> [Challenge]: Retype word for word the first line of the listing and each line after it up to the line with "1.83, 1.81, 1.77];", with the pictures taken out.

★ ★ ★ ★ ★

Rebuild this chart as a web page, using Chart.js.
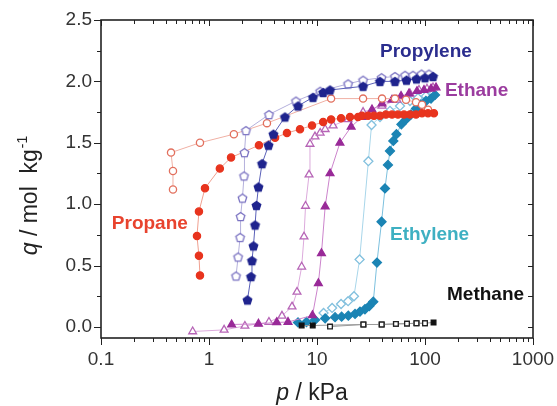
<!DOCTYPE html>
<html>
<head>
<meta charset="utf-8">
<script src="https://cdn.jsdelivr.net/npm/chart.js@4/dist/chart.umd.min.js"></script>
<style>
    html, body { margin: 0; padding: 0; background: #fff; }
</style>
</head>
<body>
<canvas id="isoChart" width="557" height="406"></canvas>
<script>
// Axis ticks
const xTicks = [0.1, 1, 10, 100, 1000];
const xTickLabels = ['0.1', '1', '10', '100', '1000'];
const yTicks = [0, 0.5, 1, 1.5, 2, 2.5];
const yTickLabels = ['0.0', '0.5', '1.0', '1.5', '2.0', '2.5'];

// Propane (filled = adsorption, open = desorption)
const propaneAdsP = [0.825, 0.807, 0.774, 0.807, 0.918, 1.26, 1.60, 2.90, 4.09, 5.27, 6.96, 8.99, 11.4, 13.5, 16.7, 20.2, 24.0, 26.1, 29.7, 33.7, 38.3, 43.5, 49.5, 56.2, 63.9, 72.6, 82.6, 93.8, 106.6, 121];
const propaneAdsQ = [0.42, 0.58, 0.74, 0.94, 1.13, 1.29, 1.38, 1.48, 1.54, 1.58, 1.61, 1.64, 1.67, 1.69, 1.70, 1.71, 1.71, 1.72, 1.72, 1.72, 1.72, 1.73, 1.73, 1.73, 1.73, 1.73, 1.73, 1.74, 1.74, 1.74];
const propaneDesP = [0.464, 0.464, 0.445, 0.825, 1.70, 3.44, 13.5, 26.7, 40.0, 52.7, 66.7, 82.6, 93.8, 106.6];
const propaneDesQ = [1.12, 1.27, 1.42, 1.50, 1.57, 1.66, 1.86, 1.86, 1.86, 1.86, 1.85, 1.83, 1.81, 1.77];

// Propylene
const propyleneAdsP = [2.27, 2.45, 2.50, 2.58, 2.67, 2.75, 2.87, 3.10, 3.56, 3.95, 5.05, 6.67, 9.18, 11.4, 13.2, 26.7, 38.3, 52.7, 67.4, 83.4, 100, 118.6];
const propyleneAdsQ = [0.22, 0.41, 0.54, 0.66, 0.83, 0.99, 1.14, 1.33, 1.48, 1.57, 1.71, 1.80, 1.87, 1.91, 1.93, 1.96, 2.00, 2.00, 2.01, 2.02, 2.03, 2.04];
const propyleneDesP = [1.78, 1.86, 1.94, 1.96, 2.04, 2.11, 2.13, 2.20, 3.59, 6.39, 10.7, 19.4, 26.7, 39.6, 52.7, 65.3, 77.4, 92.9, 108.9];
const propyleneDesQ = [0.415, 0.57, 0.73, 0.90, 1.05, 1.23, 1.42, 1.60, 1.73, 1.84, 1.92, 1.98, 2.01, 2.03, 2.04, 2.05, 2.05, 2.06, 2.06];

// Ethane
const ethaneAdsP = [1.62, 2.87, 4.24, 5.39, 9.08, 10.3, 11.0, 11.9, 13.2, 16.3, 20.7, 26.1, 32.3, 40.0, 49.5, 60.0, 71.1, 84.3, 97.9, 113.7, 126.5];
const ethaneAdsQ = [0.02, 0.025, 0.037, 0.04, 0.094, 0.356, 0.60, 0.98, 1.25, 1.50, 1.63, 1.71, 1.77, 1.82, 1.85, 1.88, 1.90, 1.92, 1.93, 1.94, 1.95];
const ethaneDesP = [0.706, 1.38, 2.15, 3.59, 4.74, 5.87, 6.53, 7.21, 7.58, 7.83, 8.44, 8.61, 9.58, 10.7, 11.9, 14.1, 19.4, 26.7, 40.0, 55.0, 72.6, 88.0, 104.3, 118.6];
const ethaneDesQ = [-0.037, -0.024, 0.008, 0.04, 0.09, 0.165, 0.285, 0.49, 0.735, 0.985, 1.24, 1.49, 1.55, 1.58, 1.61, 1.64, 1.69, 1.75, 1.80, 1.85, 1.90, 1.93, 1.94, 1.95];

// Ethylene
const ethyleneAdsP = [6.67, 7.99, 9.58, 11.9, 14.7, 16.9, 19.5, 22.5, 25.0, 27.8, 30.5, 33.2, 35.9, 39.6, 42.6, 45.4, 47.4, 50.9, 54.4, 60.4, 66.7, 74.2, 82.6, 91.8, 102, 113.7, 123.8];
const ethyleneAdsQ = [0.037, 0.04, 0.057, 0.07, 0.08, 0.084, 0.092, 0.106, 0.125, 0.144, 0.17, 0.206, 0.524, 0.857, 1.128, 1.32, 1.433, 1.515, 1.57, 1.65, 1.69, 1.73, 1.78, 1.81, 1.84, 1.86, 1.89];
const ethyleneDesP = [11.5, 13.8, 16.7, 19.4, 22.0, 24.8, 29.9, 32.0, 38.3, 47.4, 58.7, 72.6, 86.1, 102, 118.6];
const ethyleneDesQ = [0.114, 0.155, 0.187, 0.21, 0.25, 0.55, 1.35, 1.645, 1.71, 1.76, 1.80, 1.84, 1.865, 1.88, 1.90];

// Methane
const methaneAdsP = [7.21, 9.13, 26.9, 39.7, 53.8, 68.1, 83.4, 100, 120];
const methaneAdsQ = [0.012, 0.012, 0.02, 0.02, 0.025, 0.027, 0.03, 0.03, 0.037];
const methaneDesP = [13.2, 26.9, 39.7, 53.8, 68.1, 83.4, 100];
const methaneDesQ = [0.003, 0.02, 0.02, 0.025, 0.027, 0.03, 0.03];

// In-plot gas labels (anchored in data units, left edge / middle)
const gasNames = ['Propylene', 'Ethane', 'Propane', 'Ethylene', 'Methane'];
const gasLabelP = [38.3, 153, 0.126, 47.4, 160];
const gasLabelQ = [2.25, 1.93, 0.847, 0.757, 0.269];
const gasColors = ['#2b2d8e', '#9b3c9f', '#e8432e', '#3eb0c2', '#111111'];

const FONT = "'Liberation Sans', Arial, Helvetica, sans-serif";

// Chart.js has no pentagon, so build one as a canvas point style
function pentagon(fill, stroke, r) {
    const c = document.createElement('canvas');
    const s = Math.ceil(r * 2 + 4);
    c.width = s; c.height = s;
    const g = c.getContext('2d');
    g.beginPath();
    for (let i = 0; i < 5; i++) {
        const a = -Math.PI / 2 + i * 2 * Math.PI / 5;
        const px = s / 2 + r * Math.cos(a), py = s / 2 + r * Math.sin(a) + r * 0.1;
        i ? g.lineTo(px, py) : g.moveTo(px, py);
    }
    g.closePath();
    g.fillStyle = fill; g.fill();
    g.lineWidth = 1.3; g.strokeStyle = stroke; g.stroke();
    return c;
}

function series(ps, qs, opts) {
    return Object.assign({
        data: ps.map((p, i) => ({ x: p, y: qs[i] })),
        showLine: true,
        borderWidth: 1,
        pointBorderWidth: 1.3,
        pointRadius: 3.6,
        tension: 0
    }, opts);
}

// first dataset is drawn on top
const datasets = [
    series(methaneDesP, methaneDesQ, { borderColor: '#9a9a9a', pointStyle: 'rect', pointRadius: 3.3, pointBackgroundColor: '#fff', pointBorderColor: '#222' }),
    series(methaneAdsP, methaneAdsQ, { borderColor: '#9a9a9a', pointStyle: 'rect', pointRadius: 3.3, pointBackgroundColor: '#111', pointBorderColor: '#111' }),
    series(propyleneAdsP, propyleneAdsQ, { borderColor: '#5a60b8', pointStyle: pentagon('#1f248e', '#1f248e', 4.5) }),
    series(propyleneDesP, propyleneDesQ, { borderColor: '#b4b0dc', pointStyle: pentagon('#fff', '#7a72c2', 4.5) }),
    series(propaneAdsP, propaneAdsQ, { borderColor: '#f0a090', pointStyle: 'circle', pointBackgroundColor: '#e8341e', pointBorderColor: '#e8341e' }),
    series(propaneDesP, propaneDesQ, { borderColor: '#f0b0a4', pointStyle: 'circle', pointBackgroundColor: '#fff', pointBorderColor: '#e2705e' }),
    series(ethaneAdsP, ethaneAdsQ, { borderColor: '#cc84cc', pointStyle: 'triangle', pointRadius: 4.5, pointBackgroundColor: '#992a98', pointBorderColor: '#992a98' }),
    series(ethaneDesP, ethaneDesQ, { borderColor: '#dcaadc', pointStyle: 'triangle', pointRadius: 4.5, pointBackgroundColor: '#fff', pointBorderColor: '#b664b6' }),
    series(ethyleneAdsP, ethyleneAdsQ, { borderColor: '#7cc0de', pointStyle: 'rectRot', pointRadius: 4.5, pointBackgroundColor: '#1b84b4', pointBorderColor: '#1b84b4' }),
    series(ethyleneDesP, ethyleneDesQ, { borderColor: '#a8d6ea', pointStyle: 'rectRot', pointRadius: 4.5, pointBackgroundColor: '#fff', pointBorderColor: '#82c0de' })
];

// Frame, inward/outward tick marks, axis titles and gas labels
const decorations = {
    id: 'decorations',
    afterDatasetsDraw(chart) {
        const { ctx, chartArea: a, scales: { x, y } } = chart;
        const snap = v => Math.round(v) + 0.5;
        ctx.save();

        // tick marks
        ctx.strokeStyle = '#222';
        ctx.lineWidth = 1;
        ctx.beginPath();
        xTicks.forEach((d, i) => {
            const px = snap(x.getPixelForValue(d));
            ctx.moveTo(px, a.bottom); ctx.lineTo(px, a.bottom + 7);
            ctx.moveTo(px, a.top); ctx.lineTo(px, a.top + 6);
            if (i < xTicks.length - 1) {
                for (let m = 2; m <= 9; m++) {
                    const mx = snap(x.getPixelForValue(d * m));
                    ctx.moveTo(mx, a.bottom); ctx.lineTo(mx, a.bottom + 4);
                    ctx.moveTo(mx, a.top); ctx.lineTo(mx, a.top + 4);
                }
            }
        });
        yTicks.forEach((v, i) => {
            const py = snap(y.getPixelForValue(v));
            ctx.moveTo(a.left, py); ctx.lineTo(a.left - 7, py);
            ctx.moveTo(a.right, py); ctx.lineTo(a.right - 5, py);
            if (i > 0) {
                const my = snap(y.getPixelForValue(v - 0.25));
                ctx.moveTo(a.left, my); ctx.lineTo(a.left - 4, my);
                ctx.moveTo(a.right, my); ctx.lineTo(a.right - 5, my);
            }
        });
        ctx.stroke();

        // frame
        ctx.lineWidth = 1.6;
        ctx.strokeRect(a.left, a.top, a.right - a.left, a.bottom - a.top);

        // gas labels
        ctx.font = 'bold 19px ' + FONT;
        ctx.textBaseline = 'middle';
        ctx.textAlign = 'left';
        gasNames.forEach((name, i) => {
            ctx.fillStyle = gasColors[i];
            ctx.fillText(name, x.getPixelForValue(gasLabelP[i]), y.getPixelForValue(gasLabelQ[i]) + 1);
        });

        // x title: italic p / kPa
        ctx.fillStyle = '#222';
        ctx.textBaseline = 'alphabetic';
        const xt1 = 'p', xt2 = ' / kPa';
        ctx.font = 'italic 23px ' + FONT;
        const w1 = ctx.measureText(xt1).width;
        ctx.font = '23px ' + FONT;
        const w2 = ctx.measureText(xt2).width;
        let sx = 312 - (w1 + w2) / 2;
        ctx.font = 'italic 23px ' + FONT;
        ctx.fillText(xt1, sx, 400);
        ctx.font = '23px ' + FONT;
        ctx.fillText(xt2, sx + w1, 400);

        // y title: italic q / mol kg^-1, rotated
        ctx.translate(37, 196);
        ctx.rotate(-Math.PI / 2);
        const yt1 = 'q', yt2 = ' / mol  kg', yt3 = '-1';
        ctx.font = 'italic 23px ' + FONT;
        const v1 = ctx.measureText(yt1).width;
        ctx.font = '23px ' + FONT;
        const v2 = ctx.measureText(yt2).width;
        ctx.font = '14px ' + FONT;
        const v3 = ctx.measureText(yt3).width;
        let sy = -(v1 + v2 + v3) / 2;
        ctx.font = 'italic 23px ' + FONT;
        ctx.fillText(yt1, sy, 0);
        ctx.font = '23px ' + FONT;
        ctx.fillText(yt2, sy + v1, 0);
        ctx.font = '14px ' + FONT;
        ctx.fillText(yt3, sy + v1 + v2 + 1, -10);

        ctx.restore();
    }
};

new Chart(document.getElementById('isoChart'), {
    type: 'scatter',
    data: { datasets },
    options: {
        responsive: false,
        animation: false,
        layout: { padding: { left: 0, right: 24, top: 20, bottom: 0 } },
        plugins: { legend: { display: false }, tooltip: { enabled: false } },
        scales: {
            x: {
                type: 'logarithmic',
                min: 0.1,
                max: 1000,
                afterFit: s => { s.height = 68; s.paddingLeft = 0; s.paddingRight = 0; },
                afterBuildTicks: s => { s.ticks = xTicks.map(v => ({ value: v })); },
                ticks: {
                    callback: (v, i) => xTickLabels[i],
                    font: { family: FONT, size: 19 },
                    color: '#333',
                    padding: 10,
                    maxRotation: 0,
                    autoSkip: false
                },
                grid: { display: false, drawTicks: false },
                border: { display: false }
            },
            y: {
                min: -0.09,
                max: 2.5,
                afterFit: s => { s.width = 101; s.paddingTop = 0; s.paddingBottom = 0; },
                afterBuildTicks: s => { s.ticks = yTicks.map(v => ({ value: v })); },
                ticks: {
                    callback: (v, i) => yTickLabels[i],
                    font: { family: FONT, size: 19 },
                    color: '#333',
                    padding: 9,
                    autoSkip: false
                },
                grid: { display: false, drawTicks: false },
                border: { display: false }
            }
        }
    },
    plugins: [decorations]
});
</script>
</body>
</html>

★ ★ ★ ★ ★

> [Exercise answer]:
Rebuild this chart as a web page, using Chart.js.
<!DOCTYPE html>
<html>
<head>
<meta charset="utf-8">
<script src="https://cdn.jsdelivr.net/npm/chart.js@4/dist/chart.umd.min.js"></script>
<style>
    html, body { margin: 0; padding: 0; background: #fff; }
</style>
</head>
<body>
<canvas id="isoChart" width="557" height="406"></canvas>
<script>
// Axis ticks
const xTicks = [0.1, 1, 10, 100, 1000];
const xTickLabels = ['0.1', '1', '10', '100', '1000'];
const yTicks = [0, 0.5, 1, 1.5, 2, 2.5];
const yTickLabels = ['0.0', '0.5', '1.0', '1.5', '2.0', '2.5'];

// Propane (filled = adsorption, open = desorption)
const propaneAdsP = [0.825, 0.807, 0.774, 0.807, 0.918, 1.26, 1.60, 2.90, 4.09, 5.27, 6.96, 8.99, 11.4, 13.5, 16.7, 20.2, 24.0, 26.1, 29.7, 33.7, 38.3, 43.5, 49.5, 56.2, 63.9, 72.6, 82.6, 93.8, 106.6, 121];
const propaneAdsQ = [0.42, 0.58, 0.74, 0.94, 1.13, 1.29, 1.38, 1.48, 1.54, 1.58, 1.61, 1.64, 1.67, 1.69, 1.70, 1.71, 1.71, 1.72, 1.72, 1.72, 1.72, 1.73, 1.73, 1.73, 1.73, 1.73, 1.73, 1.74, 1.74, 1.74];
const propaneDesP = [0.464, 0.464, 0.445, 0.825, 1.70, 3.44, 13.5, 26.7, 40.0, 52.7, 66.7, 82.6, 93.8, 106.6];
const propaneDesQ = [1.12, 1.27, 1.42, 1.50, 1.57, 1.66, 1.86, 1.86, 1.86, 1.86, 1.85, 1.83, 1.81, 1.77];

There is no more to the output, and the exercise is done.